= What needs to be done =
Keep only the lines that hold the string "LaTeX", filtering out the rest of the entries below.

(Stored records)
----------
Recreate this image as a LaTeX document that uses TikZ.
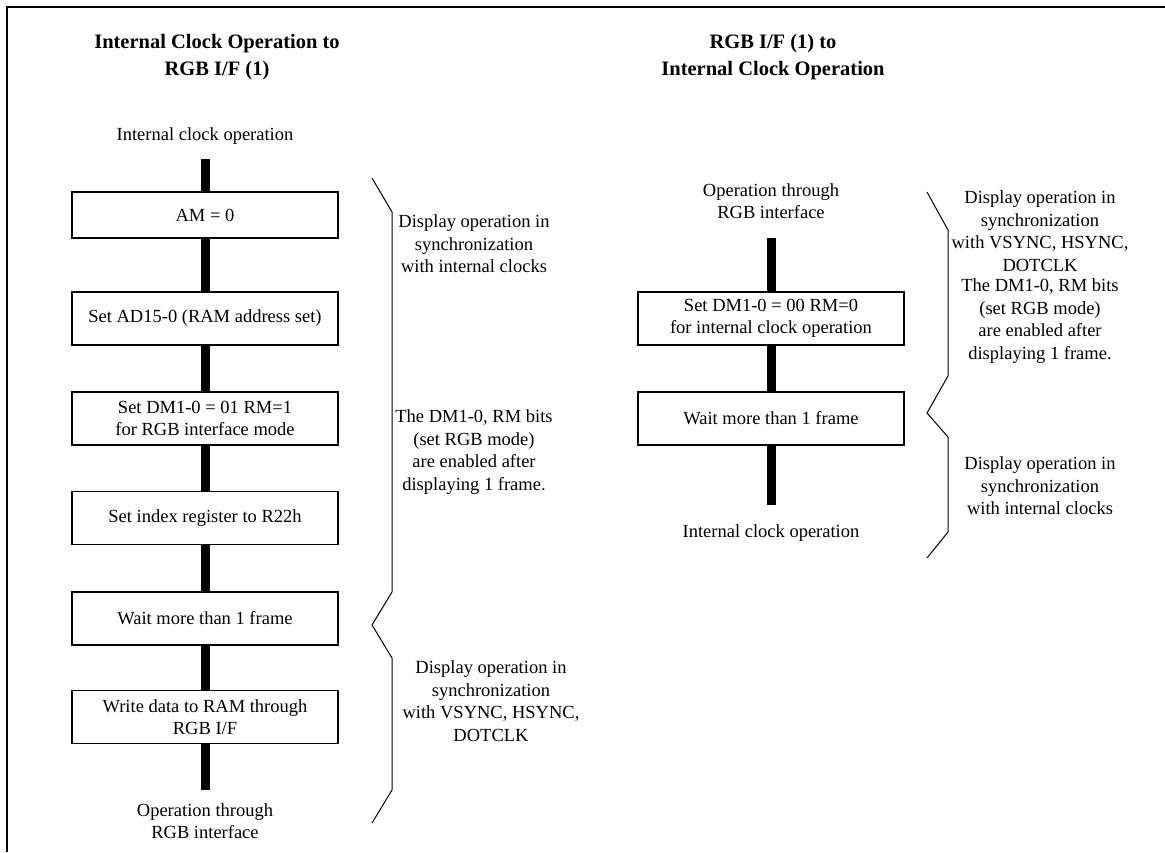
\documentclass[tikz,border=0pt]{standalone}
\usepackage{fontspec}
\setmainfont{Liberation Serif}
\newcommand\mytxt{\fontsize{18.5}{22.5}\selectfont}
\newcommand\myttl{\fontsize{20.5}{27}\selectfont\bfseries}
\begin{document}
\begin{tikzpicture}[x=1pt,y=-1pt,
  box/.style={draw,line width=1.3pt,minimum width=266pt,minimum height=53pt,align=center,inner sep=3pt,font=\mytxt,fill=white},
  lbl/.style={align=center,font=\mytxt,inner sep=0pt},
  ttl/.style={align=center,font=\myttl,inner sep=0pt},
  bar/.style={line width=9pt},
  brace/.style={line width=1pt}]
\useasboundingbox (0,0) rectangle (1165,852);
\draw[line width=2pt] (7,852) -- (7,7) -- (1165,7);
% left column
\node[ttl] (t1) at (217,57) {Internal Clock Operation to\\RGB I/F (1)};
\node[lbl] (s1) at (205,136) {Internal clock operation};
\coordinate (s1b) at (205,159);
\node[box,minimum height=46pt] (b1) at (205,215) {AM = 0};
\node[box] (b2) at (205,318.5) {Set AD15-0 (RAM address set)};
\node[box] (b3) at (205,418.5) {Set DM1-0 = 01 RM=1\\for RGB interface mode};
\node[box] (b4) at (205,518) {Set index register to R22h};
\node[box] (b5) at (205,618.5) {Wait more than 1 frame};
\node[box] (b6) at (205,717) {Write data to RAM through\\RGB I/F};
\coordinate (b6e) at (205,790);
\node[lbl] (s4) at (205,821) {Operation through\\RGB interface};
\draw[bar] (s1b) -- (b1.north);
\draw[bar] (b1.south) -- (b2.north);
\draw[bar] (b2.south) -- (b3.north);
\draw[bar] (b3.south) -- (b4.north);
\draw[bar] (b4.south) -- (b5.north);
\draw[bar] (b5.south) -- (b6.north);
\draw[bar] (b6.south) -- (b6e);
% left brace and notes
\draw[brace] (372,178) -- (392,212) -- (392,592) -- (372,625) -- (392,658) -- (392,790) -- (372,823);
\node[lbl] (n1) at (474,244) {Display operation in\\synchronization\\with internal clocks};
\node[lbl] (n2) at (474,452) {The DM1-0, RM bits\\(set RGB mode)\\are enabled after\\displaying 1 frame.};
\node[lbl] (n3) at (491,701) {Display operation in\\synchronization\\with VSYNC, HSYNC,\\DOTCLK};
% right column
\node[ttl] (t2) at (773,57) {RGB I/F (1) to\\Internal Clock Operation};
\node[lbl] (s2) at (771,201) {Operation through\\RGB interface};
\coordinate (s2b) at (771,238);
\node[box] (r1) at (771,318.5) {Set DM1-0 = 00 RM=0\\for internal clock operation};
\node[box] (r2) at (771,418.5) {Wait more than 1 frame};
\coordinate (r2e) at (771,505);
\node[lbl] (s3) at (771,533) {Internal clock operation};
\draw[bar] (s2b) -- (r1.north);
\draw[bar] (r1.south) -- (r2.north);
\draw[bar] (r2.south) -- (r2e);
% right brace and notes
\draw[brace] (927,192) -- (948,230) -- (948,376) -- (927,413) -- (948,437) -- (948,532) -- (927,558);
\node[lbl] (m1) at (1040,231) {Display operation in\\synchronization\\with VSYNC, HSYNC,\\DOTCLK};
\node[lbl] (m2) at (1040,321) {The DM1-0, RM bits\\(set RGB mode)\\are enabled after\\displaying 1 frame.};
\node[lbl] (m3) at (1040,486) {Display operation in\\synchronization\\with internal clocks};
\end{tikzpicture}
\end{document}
----------
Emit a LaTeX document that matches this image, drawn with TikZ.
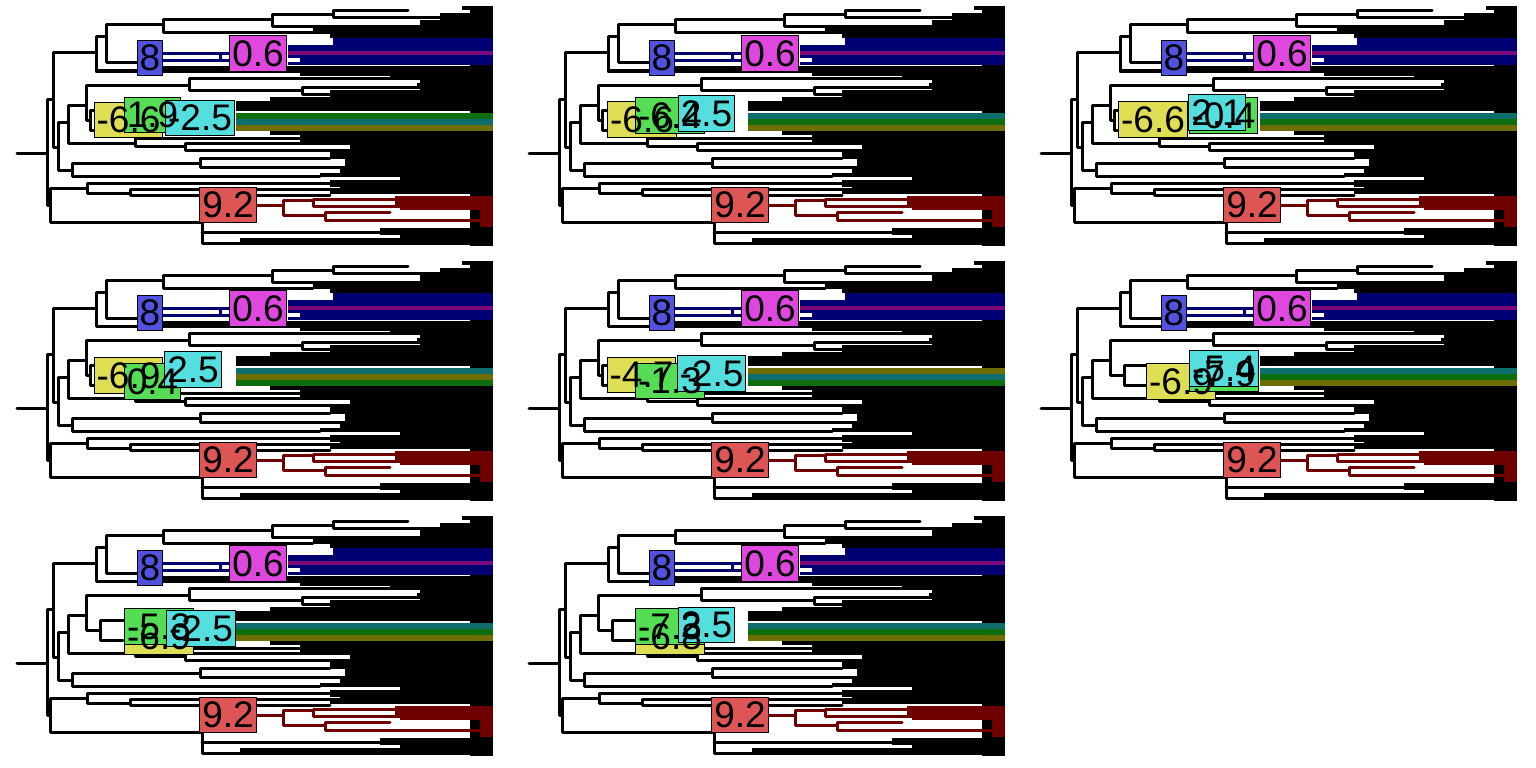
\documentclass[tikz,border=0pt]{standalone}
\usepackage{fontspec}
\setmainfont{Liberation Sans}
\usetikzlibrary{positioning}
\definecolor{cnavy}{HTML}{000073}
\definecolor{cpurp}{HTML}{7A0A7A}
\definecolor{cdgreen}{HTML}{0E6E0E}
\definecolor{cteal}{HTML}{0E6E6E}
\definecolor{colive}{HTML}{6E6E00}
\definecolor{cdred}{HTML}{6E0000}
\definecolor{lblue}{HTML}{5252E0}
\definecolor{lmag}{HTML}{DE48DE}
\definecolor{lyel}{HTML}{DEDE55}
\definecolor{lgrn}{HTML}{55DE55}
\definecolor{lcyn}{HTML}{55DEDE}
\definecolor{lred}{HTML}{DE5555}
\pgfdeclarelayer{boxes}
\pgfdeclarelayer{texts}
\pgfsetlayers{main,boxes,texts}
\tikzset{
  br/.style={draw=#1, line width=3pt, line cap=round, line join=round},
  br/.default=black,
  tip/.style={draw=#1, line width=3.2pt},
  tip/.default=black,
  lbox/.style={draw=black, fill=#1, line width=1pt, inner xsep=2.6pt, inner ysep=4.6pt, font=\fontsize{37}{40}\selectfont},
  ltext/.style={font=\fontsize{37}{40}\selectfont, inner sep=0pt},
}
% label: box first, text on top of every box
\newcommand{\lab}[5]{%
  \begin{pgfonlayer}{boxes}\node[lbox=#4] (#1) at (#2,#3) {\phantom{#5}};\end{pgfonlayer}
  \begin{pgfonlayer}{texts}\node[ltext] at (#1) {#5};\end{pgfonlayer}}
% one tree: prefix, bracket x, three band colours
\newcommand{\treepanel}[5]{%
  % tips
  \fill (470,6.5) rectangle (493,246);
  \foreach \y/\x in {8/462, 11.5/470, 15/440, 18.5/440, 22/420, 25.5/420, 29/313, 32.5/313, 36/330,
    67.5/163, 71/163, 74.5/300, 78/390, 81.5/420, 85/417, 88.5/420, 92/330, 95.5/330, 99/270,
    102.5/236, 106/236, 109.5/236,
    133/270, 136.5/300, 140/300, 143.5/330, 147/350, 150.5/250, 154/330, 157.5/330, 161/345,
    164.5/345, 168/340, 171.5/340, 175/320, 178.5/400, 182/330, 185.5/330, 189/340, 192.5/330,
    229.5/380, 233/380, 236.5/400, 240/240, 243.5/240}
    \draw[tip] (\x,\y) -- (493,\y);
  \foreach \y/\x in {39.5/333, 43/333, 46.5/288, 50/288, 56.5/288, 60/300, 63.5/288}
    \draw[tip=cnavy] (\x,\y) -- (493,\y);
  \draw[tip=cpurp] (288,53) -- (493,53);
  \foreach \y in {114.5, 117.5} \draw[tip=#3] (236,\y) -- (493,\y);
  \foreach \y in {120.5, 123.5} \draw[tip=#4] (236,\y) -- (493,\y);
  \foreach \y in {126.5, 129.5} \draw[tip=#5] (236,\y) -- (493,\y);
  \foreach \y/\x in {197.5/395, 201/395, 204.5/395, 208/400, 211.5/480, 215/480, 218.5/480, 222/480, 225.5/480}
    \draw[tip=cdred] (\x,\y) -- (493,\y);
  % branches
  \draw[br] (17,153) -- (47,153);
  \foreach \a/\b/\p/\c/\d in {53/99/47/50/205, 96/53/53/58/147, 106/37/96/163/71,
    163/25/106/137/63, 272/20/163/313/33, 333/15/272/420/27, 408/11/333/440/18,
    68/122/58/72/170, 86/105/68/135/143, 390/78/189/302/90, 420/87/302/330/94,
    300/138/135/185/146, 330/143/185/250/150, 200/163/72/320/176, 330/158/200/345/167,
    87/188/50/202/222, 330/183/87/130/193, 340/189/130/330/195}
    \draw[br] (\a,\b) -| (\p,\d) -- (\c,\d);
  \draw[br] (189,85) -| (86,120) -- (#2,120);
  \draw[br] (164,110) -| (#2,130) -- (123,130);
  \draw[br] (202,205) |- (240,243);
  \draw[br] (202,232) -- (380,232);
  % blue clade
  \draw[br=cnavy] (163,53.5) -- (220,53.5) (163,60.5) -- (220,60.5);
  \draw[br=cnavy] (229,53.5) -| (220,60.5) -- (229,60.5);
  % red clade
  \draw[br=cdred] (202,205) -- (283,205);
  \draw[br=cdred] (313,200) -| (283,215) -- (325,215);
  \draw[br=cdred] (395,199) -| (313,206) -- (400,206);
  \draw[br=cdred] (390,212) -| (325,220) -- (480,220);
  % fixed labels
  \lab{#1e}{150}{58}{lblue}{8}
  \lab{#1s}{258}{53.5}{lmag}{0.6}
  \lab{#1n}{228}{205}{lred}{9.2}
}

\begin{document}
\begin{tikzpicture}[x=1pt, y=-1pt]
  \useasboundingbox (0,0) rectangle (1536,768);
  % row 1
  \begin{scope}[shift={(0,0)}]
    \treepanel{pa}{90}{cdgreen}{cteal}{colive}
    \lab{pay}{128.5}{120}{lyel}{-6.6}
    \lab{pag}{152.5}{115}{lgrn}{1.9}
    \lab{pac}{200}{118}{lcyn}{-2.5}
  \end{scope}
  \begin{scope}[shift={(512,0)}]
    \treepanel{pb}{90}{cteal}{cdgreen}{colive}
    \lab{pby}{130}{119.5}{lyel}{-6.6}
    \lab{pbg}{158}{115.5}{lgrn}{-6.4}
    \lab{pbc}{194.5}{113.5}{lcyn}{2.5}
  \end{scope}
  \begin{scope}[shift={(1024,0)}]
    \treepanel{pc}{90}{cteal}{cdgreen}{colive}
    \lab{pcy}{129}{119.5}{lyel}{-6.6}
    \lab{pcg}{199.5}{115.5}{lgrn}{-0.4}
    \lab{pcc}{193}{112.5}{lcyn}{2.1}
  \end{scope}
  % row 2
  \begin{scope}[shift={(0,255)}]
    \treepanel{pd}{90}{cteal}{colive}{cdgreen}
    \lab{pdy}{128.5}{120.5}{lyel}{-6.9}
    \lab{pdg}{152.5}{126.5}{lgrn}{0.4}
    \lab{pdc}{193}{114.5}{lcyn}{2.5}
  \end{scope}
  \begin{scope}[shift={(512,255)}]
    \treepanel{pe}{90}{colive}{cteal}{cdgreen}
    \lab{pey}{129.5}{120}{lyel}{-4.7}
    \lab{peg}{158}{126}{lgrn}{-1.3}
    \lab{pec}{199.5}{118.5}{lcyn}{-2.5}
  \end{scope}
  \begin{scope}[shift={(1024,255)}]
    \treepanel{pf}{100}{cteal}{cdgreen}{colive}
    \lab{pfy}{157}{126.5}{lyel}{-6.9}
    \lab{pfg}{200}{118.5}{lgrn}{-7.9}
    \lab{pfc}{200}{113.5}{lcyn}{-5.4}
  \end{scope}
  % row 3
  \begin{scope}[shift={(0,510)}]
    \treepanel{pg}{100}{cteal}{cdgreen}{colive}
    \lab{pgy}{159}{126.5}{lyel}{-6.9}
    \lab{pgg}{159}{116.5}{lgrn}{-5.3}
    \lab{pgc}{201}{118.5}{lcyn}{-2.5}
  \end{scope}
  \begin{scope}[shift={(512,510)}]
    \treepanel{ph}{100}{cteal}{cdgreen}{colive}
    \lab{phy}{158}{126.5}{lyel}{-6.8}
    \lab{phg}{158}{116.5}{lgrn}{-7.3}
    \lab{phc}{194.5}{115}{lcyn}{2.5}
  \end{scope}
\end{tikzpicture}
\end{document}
----------
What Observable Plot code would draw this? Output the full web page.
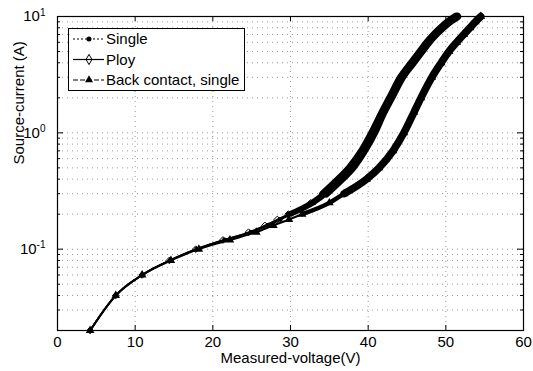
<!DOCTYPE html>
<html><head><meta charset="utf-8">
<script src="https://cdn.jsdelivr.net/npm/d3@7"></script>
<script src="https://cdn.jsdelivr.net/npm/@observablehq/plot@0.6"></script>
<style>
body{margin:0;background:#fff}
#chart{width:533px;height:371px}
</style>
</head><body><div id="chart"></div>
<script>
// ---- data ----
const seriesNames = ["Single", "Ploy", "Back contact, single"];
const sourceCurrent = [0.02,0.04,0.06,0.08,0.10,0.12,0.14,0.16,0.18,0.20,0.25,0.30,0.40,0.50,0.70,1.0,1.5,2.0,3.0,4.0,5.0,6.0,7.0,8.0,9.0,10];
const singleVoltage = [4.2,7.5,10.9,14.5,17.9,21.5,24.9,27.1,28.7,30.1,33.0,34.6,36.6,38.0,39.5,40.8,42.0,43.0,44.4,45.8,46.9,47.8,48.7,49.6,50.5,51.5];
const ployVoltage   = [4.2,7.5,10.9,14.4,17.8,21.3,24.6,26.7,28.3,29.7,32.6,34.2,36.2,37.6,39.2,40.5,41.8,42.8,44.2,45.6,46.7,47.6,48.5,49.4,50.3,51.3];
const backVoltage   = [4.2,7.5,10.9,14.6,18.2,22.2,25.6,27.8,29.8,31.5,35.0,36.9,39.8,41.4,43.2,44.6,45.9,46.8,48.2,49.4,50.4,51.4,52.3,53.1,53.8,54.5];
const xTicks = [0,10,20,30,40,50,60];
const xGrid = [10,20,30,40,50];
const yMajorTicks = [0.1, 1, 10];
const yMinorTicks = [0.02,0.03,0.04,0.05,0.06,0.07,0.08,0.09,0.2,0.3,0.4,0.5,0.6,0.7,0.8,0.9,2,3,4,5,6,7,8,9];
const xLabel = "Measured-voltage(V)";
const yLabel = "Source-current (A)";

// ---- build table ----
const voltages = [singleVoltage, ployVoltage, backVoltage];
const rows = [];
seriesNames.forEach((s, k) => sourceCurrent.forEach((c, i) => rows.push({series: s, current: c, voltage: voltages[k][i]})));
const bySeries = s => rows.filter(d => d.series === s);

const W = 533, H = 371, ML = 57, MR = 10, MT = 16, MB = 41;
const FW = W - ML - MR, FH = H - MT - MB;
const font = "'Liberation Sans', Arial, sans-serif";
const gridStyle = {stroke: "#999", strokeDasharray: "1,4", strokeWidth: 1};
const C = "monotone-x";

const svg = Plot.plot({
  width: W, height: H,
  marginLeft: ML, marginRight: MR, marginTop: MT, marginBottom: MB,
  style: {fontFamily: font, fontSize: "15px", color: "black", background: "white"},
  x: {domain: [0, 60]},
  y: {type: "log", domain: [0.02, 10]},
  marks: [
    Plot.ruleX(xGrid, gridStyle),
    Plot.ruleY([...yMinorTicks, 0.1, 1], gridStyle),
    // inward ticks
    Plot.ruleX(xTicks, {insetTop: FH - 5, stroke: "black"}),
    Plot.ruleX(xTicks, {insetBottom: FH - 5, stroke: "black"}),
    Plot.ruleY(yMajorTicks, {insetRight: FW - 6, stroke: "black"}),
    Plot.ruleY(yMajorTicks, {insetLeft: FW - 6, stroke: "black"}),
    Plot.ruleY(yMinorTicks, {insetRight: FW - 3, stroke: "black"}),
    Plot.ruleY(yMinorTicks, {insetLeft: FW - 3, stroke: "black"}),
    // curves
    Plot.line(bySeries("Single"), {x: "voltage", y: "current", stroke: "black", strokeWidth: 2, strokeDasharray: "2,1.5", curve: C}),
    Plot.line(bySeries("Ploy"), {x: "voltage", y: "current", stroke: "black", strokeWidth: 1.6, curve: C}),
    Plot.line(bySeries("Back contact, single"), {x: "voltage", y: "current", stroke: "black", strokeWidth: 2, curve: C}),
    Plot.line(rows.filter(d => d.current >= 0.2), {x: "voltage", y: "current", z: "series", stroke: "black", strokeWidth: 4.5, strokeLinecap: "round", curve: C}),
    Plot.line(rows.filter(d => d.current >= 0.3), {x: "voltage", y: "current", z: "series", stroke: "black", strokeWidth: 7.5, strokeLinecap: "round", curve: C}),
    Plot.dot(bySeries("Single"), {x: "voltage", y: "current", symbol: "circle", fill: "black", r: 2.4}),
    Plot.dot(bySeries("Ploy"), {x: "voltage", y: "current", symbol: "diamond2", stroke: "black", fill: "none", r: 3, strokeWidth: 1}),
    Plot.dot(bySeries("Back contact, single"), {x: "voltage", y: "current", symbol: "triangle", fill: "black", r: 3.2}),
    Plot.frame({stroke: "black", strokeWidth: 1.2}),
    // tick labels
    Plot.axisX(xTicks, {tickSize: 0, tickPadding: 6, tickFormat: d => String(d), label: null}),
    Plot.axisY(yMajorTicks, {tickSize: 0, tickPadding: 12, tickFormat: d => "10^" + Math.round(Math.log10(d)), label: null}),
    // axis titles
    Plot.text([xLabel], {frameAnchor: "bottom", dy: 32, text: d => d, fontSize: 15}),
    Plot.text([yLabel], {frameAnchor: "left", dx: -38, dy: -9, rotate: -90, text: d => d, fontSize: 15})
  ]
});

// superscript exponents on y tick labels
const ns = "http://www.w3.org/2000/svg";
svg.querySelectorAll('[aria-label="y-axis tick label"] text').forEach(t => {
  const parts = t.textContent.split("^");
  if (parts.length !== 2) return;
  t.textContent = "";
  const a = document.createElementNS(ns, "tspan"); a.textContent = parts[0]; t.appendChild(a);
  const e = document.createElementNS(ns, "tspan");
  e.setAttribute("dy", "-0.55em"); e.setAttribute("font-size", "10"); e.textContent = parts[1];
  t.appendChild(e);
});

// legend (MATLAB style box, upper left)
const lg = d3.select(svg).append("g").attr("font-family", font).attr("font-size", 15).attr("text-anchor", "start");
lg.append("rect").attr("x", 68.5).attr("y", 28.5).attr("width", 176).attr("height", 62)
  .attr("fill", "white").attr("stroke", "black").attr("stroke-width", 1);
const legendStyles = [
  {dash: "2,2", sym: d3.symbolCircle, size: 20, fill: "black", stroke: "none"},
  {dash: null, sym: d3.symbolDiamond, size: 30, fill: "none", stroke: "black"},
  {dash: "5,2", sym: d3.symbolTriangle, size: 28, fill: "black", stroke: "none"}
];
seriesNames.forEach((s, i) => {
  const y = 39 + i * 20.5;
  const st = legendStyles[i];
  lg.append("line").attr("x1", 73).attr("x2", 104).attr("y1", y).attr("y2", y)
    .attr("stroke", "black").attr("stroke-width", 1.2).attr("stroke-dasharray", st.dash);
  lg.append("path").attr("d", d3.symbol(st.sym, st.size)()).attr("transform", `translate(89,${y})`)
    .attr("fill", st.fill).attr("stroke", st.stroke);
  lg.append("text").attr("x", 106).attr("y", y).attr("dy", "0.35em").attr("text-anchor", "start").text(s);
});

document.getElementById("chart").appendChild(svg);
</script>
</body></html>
----------
= Right answer =
Recreate this image as a LaTeX document that uses TikZ.
Emit a LaTeX document that matches this image, drawn with TikZ.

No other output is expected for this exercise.